INPUT ROWS
----

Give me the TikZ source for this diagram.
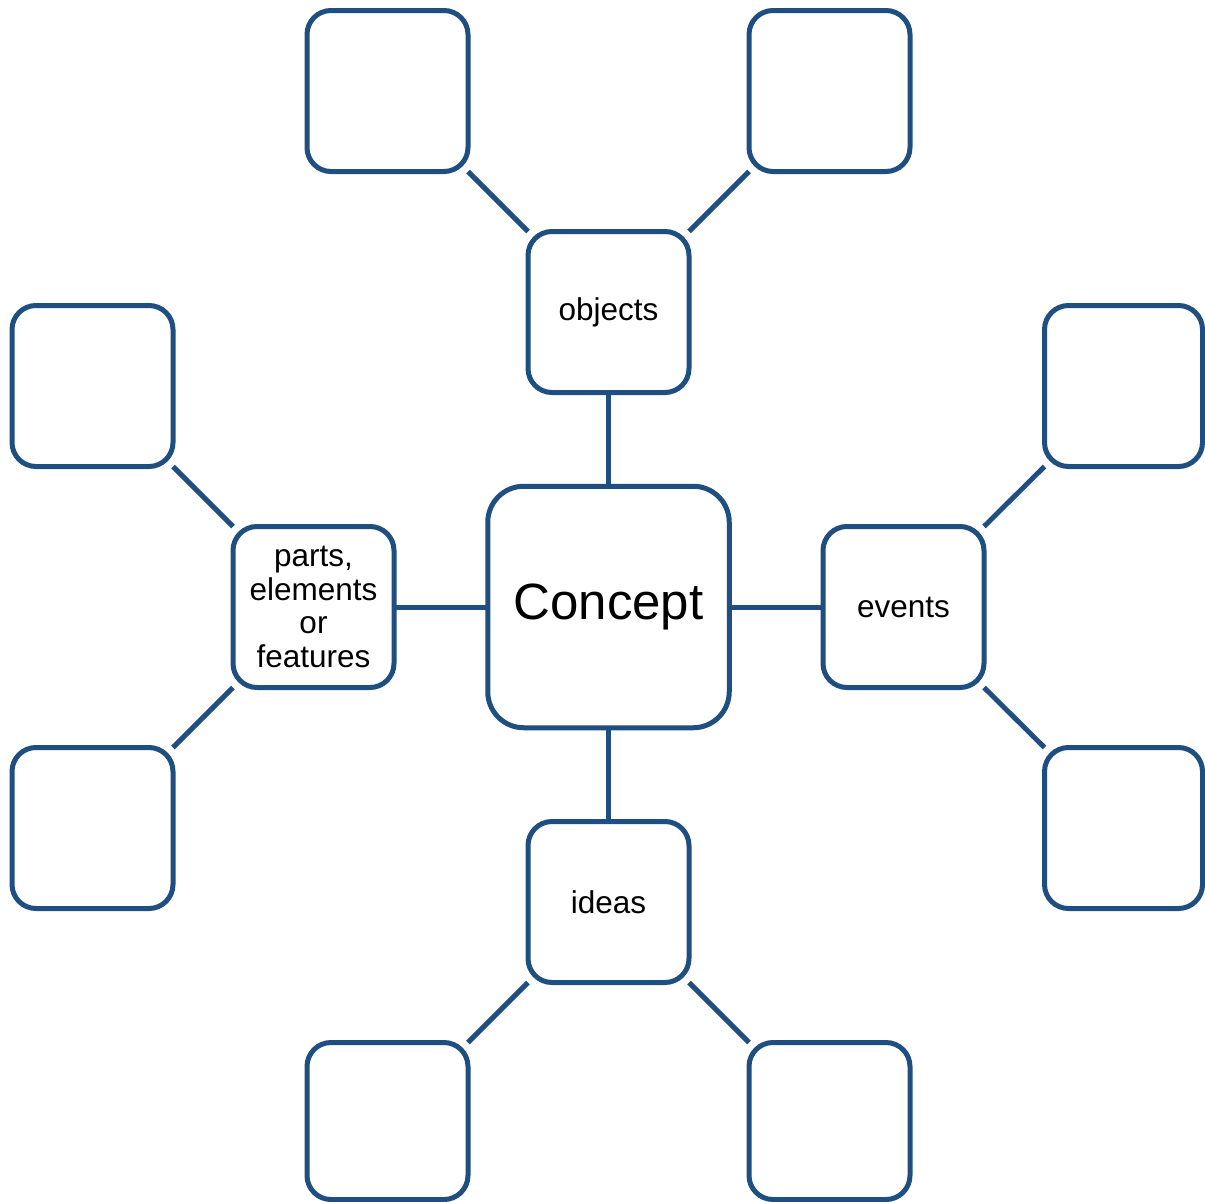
\documentclass[tikz,border=0pt]{standalone}
\usepackage{fontspec}
\setmainfont{Liberation Sans}
\definecolor{bc}{RGB}{31,79,128}
\begin{document}
\begin{tikzpicture}[x=1pt,y=-1pt,
  box/.style={draw=bc, line width=5pt, rectangle, rounded corners=24pt,
    minimum width=161pt, minimum height=161pt, inner sep=0pt, outer sep=0pt,
    align=center, fill=white, font=\fontsize{31.5}{33.5}\selectfont},
  bigbox/.style={box, minimum width=241.5pt, minimum height=241.5pt,
    rounded corners=36pt, font=\fontsize{51}{60}\selectfont},
  link/.style={draw=bc, line width=5pt}]
\useasboundingbox (0,0) rectangle (1205,1202);
% centre
\node[bigbox] (c) at (608.5,607) {\raisebox{-2pt}{Concept}};
% middle ring
\node[box] (obj) at (608.5,312) {\raisebox{-1pt}{objects}};
\node[box] (evt) at (903.5,607) {events};
\node[box] (par) at (313.5,607) {parts,\\elements\\or\\features};
\node[box] (ide) at (608.5,902) {ideas};
% outer boxes
\node[box] (o1) at (387.5,91) {};
\node[box] (o2) at (829.5,91) {};
\node[box] (p1) at (92.5,386) {};
\node[box] (p2) at (92.5,828) {};
\node[box, minimum width=158pt] (e1) at (1123.5,386) {};
\node[box, minimum width=158pt] (e2) at (1123.5,828) {};
\node[box, minimum height=157pt] (i1) at (387.5,1121) {};
\node[box, minimum height=157pt] (i2) at (829.5,1121) {};
% links from centre
\draw[link] (c.north) -- (obj.south);
\draw[link] (c.east) -- (evt.west);
\draw[link] (c.west) -- (par.east);
\draw[link] (c.south) -- (ide.north);
% diagonal links
\draw[link] (obj.north west) -- (o1.south east);
\draw[link] (obj.north east) -- (o2.south west);
\draw[link] (par.north west) -- (p1.south east);
\draw[link] (par.south west) -- (p2.north east);
\draw[link] (evt.north east) -- (e1.south west);
\draw[link] (evt.south east) -- (e2.north west);
\draw[link] (ide.south west) -- (i1.north east);
\draw[link] (ide.south east) -- (i2.north west);
\end{tikzpicture}
\end{document}
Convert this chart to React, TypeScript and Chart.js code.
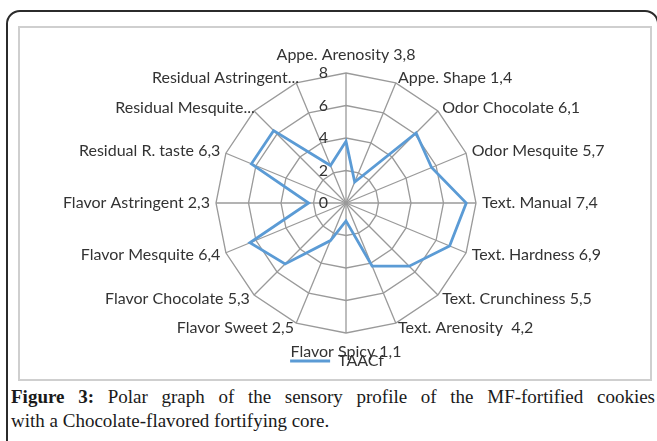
import React, { useEffect, useRef } from "react";
import { Chart, registerables } from "chart.js";

Chart.register(...registerables);

const categories: string[] = [
  "Appe. Arenosity 3,8",
  "Appe. Shape 1,4",
  "Odor Chocolate 6,1",
  "Odor Mesquite 5,7",
  "Text. Manual 7,4",
  "Text. Hardness 6,9",
  "Text. Crunchiness 5,5",
  "Text. Arenosity  4,2",
  "Flavor Spicy 1,1",
  "Flavor Sweet 2,5",
  "Flavor Chocolate 5,3",
  "Flavor Mesquite 6,4",
  "Flavor Astringent 2,3",
  "Residual R. taste 6,3",
  "Residual Mesquite...",
  "Residual Astringent...",
];
const taacValues: number[] = [3.8, 1.4, 6.1, 5.7, 7.4, 6.9, 5.5, 4.2, 1.1, 2.5, 5.3, 6.4, 2.3, 6.3, 6.3, 2.5];
const seriesName = "TAACf";
const tickMin = 0;
const tickMax = 8;
const tickStep = 2;

const LABEL_FONT = "16px Lato";
const TEXT_COLOR = "#333333";

const radarTextPlugin = {
  id: "radarText",
  afterLayout(chart: any) {
    if (chart.legend) {
      chart.legend.left -= 9;
      chart.legend.right -= 9;
    }
  },
  afterDraw(chart: any) {
    const scale = chart.scales.r;
    const ctx = chart.ctx;
    ctx.save();
    ctx.font = LABEL_FONT;
    ctx.fillStyle = TEXT_COLOR;
    ctx.textBaseline = "middle";
    ctx.textAlign = "right";
    scale.ticks.forEach((t: any) => {
      const d = scale.getDistanceFromCenterForValue(t.value);
      ctx.fillText(String(t.value), scale.xCenter - 18, scale.yCenter - d);
    });
    const labels: string[] = chart.data.labels;
    const n = labels.length;
    labels.forEach((lab, i) => {
      const p = scale.getPointPosition(i, scale.drawingArea);
      const th = (i / n) * Math.PI * 2;
      const s = Math.sin(th);
      const c = Math.cos(th);
      let x = p.x;
      let y = p.y;
      if (Math.abs(s) < 1e-6) {
        ctx.textAlign = "center";
        y = c > 0 ? p.y - 18 : p.y + 19;
      } else {
        ctx.textAlign = s > 0 ? "left" : "right";
        x = p.x + s * 6;
        if (s < 0 && c > 0.5) x += 5;
        y = p.y - c * 5;
      }
      ctx.fillText(lab, x, y);
    });
    ctx.restore();
  },
};

function RadarChart() {
  const ref = useRef<HTMLCanvasElement | null>(null);
  useEffect(() => {
    if (!ref.current) return;
    const chart = new Chart(ref.current, {
      type: "radar",
      data: {
        labels: categories,
        datasets: [
          {
            label: seriesName,
            data: taacValues,
            borderColor: "#5B9BD5",
            backgroundColor: "rgba(0,0,0,0)",
            borderWidth: 2.8,
            pointRadius: 0,
            pointHoverRadius: 0,
            fill: false,
            tension: 0,
          },
        ],
      },
      options: {
        animation: false,
        responsive: false,
        maintainAspectRatio: false,
        devicePixelRatio: 1,
        layout: { padding: { left: 196, right: 174, top: 45, bottom: 0 } },
        plugins: {
          legend: {
            position: "bottom",
            labels: {
              usePointStyle: true,
              pointStyle: "line",
              pointStyleWidth: 40,
              padding: 20,
              color: TEXT_COLOR,
              font: { family: "Lato", size: 16 },
            },
          },
          tooltip: { enabled: false },
        },
        scales: {
          r: {
            min: tickMin,
            max: tickMax,
            ticks: { stepSize: tickStep, display: false },
            pointLabels: { display: false },
            grid: { color: "#9a9a9a", lineWidth: 1.3 },
            angleLines: { color: "#9a9a9a", lineWidth: 1.3 },
          },
        },
      },
      plugins: [radarTextPlugin],
    } as any);
    return () => chart.destroy();
  }, []);
  return <canvas ref={ref} width={630} height={351} style={{ position: "absolute", left: 20, top: 28, width: 630, height: 351 }} />;
}

export default function App() {
  const captionStyle: React.CSSProperties = {
    position: "absolute",
    left: 11,
    width: 644,
    fontFamily: "'Liberation Serif', 'DejaVu Serif', serif",
    fontSize: 19,
    lineHeight: "24px",
    color: "#1a1a1a",
    whiteSpace: "nowrap",
  };
  return (
    <div style={{ position: "absolute", left: 0, top: 0, width: 657, height: 441, overflow: "hidden", background: "#fff" }}>
      <div style={{ position: "absolute", left: 6, top: 10, width: 653, height: 470, border: "2px solid #2b2b2b", borderRadius: 14, boxSizing: "border-box" }} />
      <div style={{ position: "absolute", left: 18, top: 26, width: 634, height: 355, border: "2px solid #cfcfcf", boxSizing: "border-box" }} />
      <RadarChart />
      <div style={{ ...captionStyle, top: 385, textAlign: "justify", textAlignLast: "justify" as any, whiteSpace: "normal" }}>
        <b>Figure 3:</b> Polar graph of the sensory profile of the MF-fortified cookies
      </div>
      <div style={{ ...captionStyle, top: 409 }}>with a Chocolate-flavored fortifying core.</div>
    </div>
  );
}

----

WHAT TO PRODUCE
Your task is to transcribe all of the records precisely, with no images included.

TASK OUTPUT
Give me the TikZ source for this diagram.
\documentclass[tikz,border=0pt]{standalone}
\usepackage{fontspec}
\setmainfont{Liberation Sans}
\definecolor{bc}{RGB}{31,79,128}
\begin{document}
\begin{tikzpicture}[x=1pt,y=-1pt,
  box/.style={draw=bc, line width=5pt, rectangle, rounded corners=24pt,
    minimum width=161pt, minimum height=161pt, inner sep=0pt, outer sep=0pt,
    align=center, fill=white, font=\fontsize{31.5}{33.5}\selectfont},
  bigbox/.style={box, minimum width=241.5pt, minimum height=241.5pt,
    rounded corners=36pt, font=\fontsize{51}{60}\selectfont},
  link/.style={draw=bc, line width=5pt}]
\useasboundingbox (0,0) rectangle (1205,1202);
% centre
\node[bigbox] (c) at (608.5,607) {\raisebox{-2pt}{Concept}};
% middle ring
\node[box] (obj) at (608.5,312) {\raisebox{-1pt}{objects}};
\node[box] (evt) at (903.5,607) {events};
\node[box] (par) at (313.5,607) {parts,\\elements\\or\\features};
\node[box] (ide) at (608.5,902) {ideas};
% outer boxes
\node[box] (o1) at (387.5,91) {};
\node[box] (o2) at (829.5,91) {};
\node[box] (p1) at (92.5,386) {};
\node[box] (p2) at (92.5,828) {};
\node[box, minimum width=158pt] (e1) at (1123.5,386) {};
\node[box, minimum width=158pt] (e2) at (1123.5,828) {};
\node[box, minimum height=157pt] (i1) at (387.5,1121) {};
\node[box, minimum height=157pt] (i2) at (829.5,1121) {};
% links from centre
\draw[link] (c.north) -- (obj.south);
\draw[link] (c.east) -- (evt.west);
\draw[link] (c.west) -- (par.east);
\draw[link] (c.south) -- (ide.north);
% diagonal links
\draw[link] (obj.north west) -- (o1.south east);
\draw[link] (obj.north east) -- (o2.south west);
\draw[link] (par.north west) -- (p1.south east);
\draw[link] (par.south west) -- (p2.north east);
\draw[link] (evt.north east) -- (e1.south west);
\draw[link] (evt.south east) -- (e2.north west);
\draw[link] (ide.south west) -- (i1.north east);
\draw[link] (ide.south east) -- (i2.north west);
\end{tikzpicture}
\end{document}
Convert this chart to React, TypeScript and Chart.js code.
import React, { useEffect, useRef } from "react";
import { Chart, registerables } from "chart.js";

Chart.register(...registerables);

const categories: string[] = [
  "Appe. Arenosity 3,8",
  "Appe. Shape 1,4",
  "Odor Chocolate 6,1",
  "Odor Mesquite 5,7",
  "Text. Manual 7,4",
  "Text. Hardness 6,9",
  "Text. Crunchiness 5,5",
  "Text. Arenosity  4,2",
  "Flavor Spicy 1,1",
  "Flavor Sweet 2,5",
  "Flavor Chocolate 5,3",
  "Flavor Mesquite 6,4",
  "Flavor Astringent 2,3",
  "Residual R. taste 6,3",
  "Residual Mesquite...",
  "Residual Astringent...",
];
const taacValues: number[] = [3.8, 1.4, 6.1, 5.7, 7.4, 6.9, 5.5, 4.2, 1.1, 2.5, 5.3, 6.4, 2.3, 6.3, 6.3, 2.5];
const seriesName = "TAACf";
const tickMin = 0;
const tickMax = 8;
const tickStep = 2;

const LABEL_FONT = "16px Lato";
const TEXT_COLOR = "#333333";

const radarTextPlugin = {
  id: "radarText",
  afterLayout(chart: any) {
    if (chart.legend) {
      chart.legend.left -= 9;
      chart.legend.right -= 9;
    }
  },
  afterDraw(chart: any) {
    const scale = chart.scales.r;
    const ctx = chart.ctx;
    ctx.save();
    ctx.font = LABEL_FONT;
    ctx.fillStyle = TEXT_COLOR;
    ctx.textBaseline = "middle";
    ctx.textAlign = "right";
    scale.ticks.forEach((t: any) => {
      const d = scale.getDistanceFromCenterForValue(t.value);
      ctx.fillText(String(t.value), scale.xCenter - 18, scale.yCenter - d);
    });
    const labels: string[] = chart.data.labels;
    const n = labels.length;
    labels.forEach((lab, i) => {
      const p = scale.getPointPosition(i, scale.drawingArea);
      const th = (i / n) * Math.PI * 2;
      const s = Math.sin(th);
      const c = Math.cos(th);
      let x = p.x;
      let y = p.y;
      if (Math.abs(s) < 1e-6) {
        ctx.textAlign = "center";
        y = c > 0 ? p.y - 18 : p.y + 19;
      } else {
        ctx.textAlign = s > 0 ? "left" : "right";
        x = p.x + s * 6;
        if (s < 0 && c > 0.5) x += 5;
        y = p.y - c * 5;
      }
      ctx.fillText(lab, x, y);
    });
    ctx.restore();
  },
};

function RadarChart() {
  const ref = useRef<HTMLCanvasElement | null>(null);
  useEffect(() => {
    if (!ref.current) return;
    const chart = new Chart(ref.current, {
      type: "radar",
      data: {
        labels: categories,
        datasets: [
          {
            label: seriesName,
            data: taacValues,
            borderColor: "#5B9BD5",
            backgroundColor: "rgba(0,0,0,0)",
            borderWidth: 2.8,
            pointRadius: 0,
            pointHoverRadius: 0,
            fill: false,
            tension: 0,
          },
        ],
      },
      options: {
        animation: false,
        responsive: false,
        maintainAspectRatio: false,
        devicePixelRatio: 1,
        layout: { padding: { left: 196, right: 174, top: 45, bottom: 0 } },
        plugins: {
          legend: {
            position: "bottom",
            labels: {
              usePointStyle: true,
              pointStyle: "line",
              pointStyleWidth: 40,
              padding: 20,
              color: TEXT_COLOR,
              font: { family: "Lato", size: 16 },
            },
          },
          tooltip: { enabled: false },
        },
        scales: {
          r: {
            min: tickMin,
            max: tickMax,
            ticks: { stepSize: tickStep, display: false },
            pointLabels: { display: false },
            grid: { color: "#9a9a9a", lineWidth: 1.3 },
            angleLines: { color: "#9a9a9a", lineWidth: 1.3 },
          },
        },
      },
      plugins: [radarTextPlugin],
    } as any);
    return () => chart.destroy();
  }, []);
  return <canvas ref={ref} width={630} height={351} style={{ position: "absolute", left: 20, top: 28, width: 630, height: 351 }} />;
}

export default function App() {
  const captionStyle: React.CSSProperties = {
    position: "absolute",
    left: 11,
    width: 644,
    fontFamily: "'Liberation Serif', 'DejaVu Serif', serif",
    fontSize: 19,
    lineHeight: "24px",
    color: "#1a1a1a",
    whiteSpace: "nowrap",
  };
  return (
    <div style={{ position: "absolute", left: 0, top: 0, width: 657, height: 441, overflow: "hidden", background: "#fff" }}>
      <div style={{ position: "absolute", left: 6, top: 10, width: 653, height: 470, border: "2px solid #2b2b2b", borderRadius: 14, boxSizing: "border-box" }} />
      <div style={{ position: "absolute", left: 18, top: 26, width: 634, height: 355, border: "2px solid #cfcfcf", boxSizing: "border-box" }} />
      <RadarChart />
      <div style={{ ...captionStyle, top: 385, textAlign: "justify", textAlignLast: "justify" as any, whiteSpace: "normal" }}>
        <b>Figure 3:</b> Polar graph of the sensory profile of the MF-fortified cookies
      </div>
      <div style={{ ...captionStyle, top: 409 }}>with a Chocolate-flavored fortifying core.</div>
    </div>
  );
}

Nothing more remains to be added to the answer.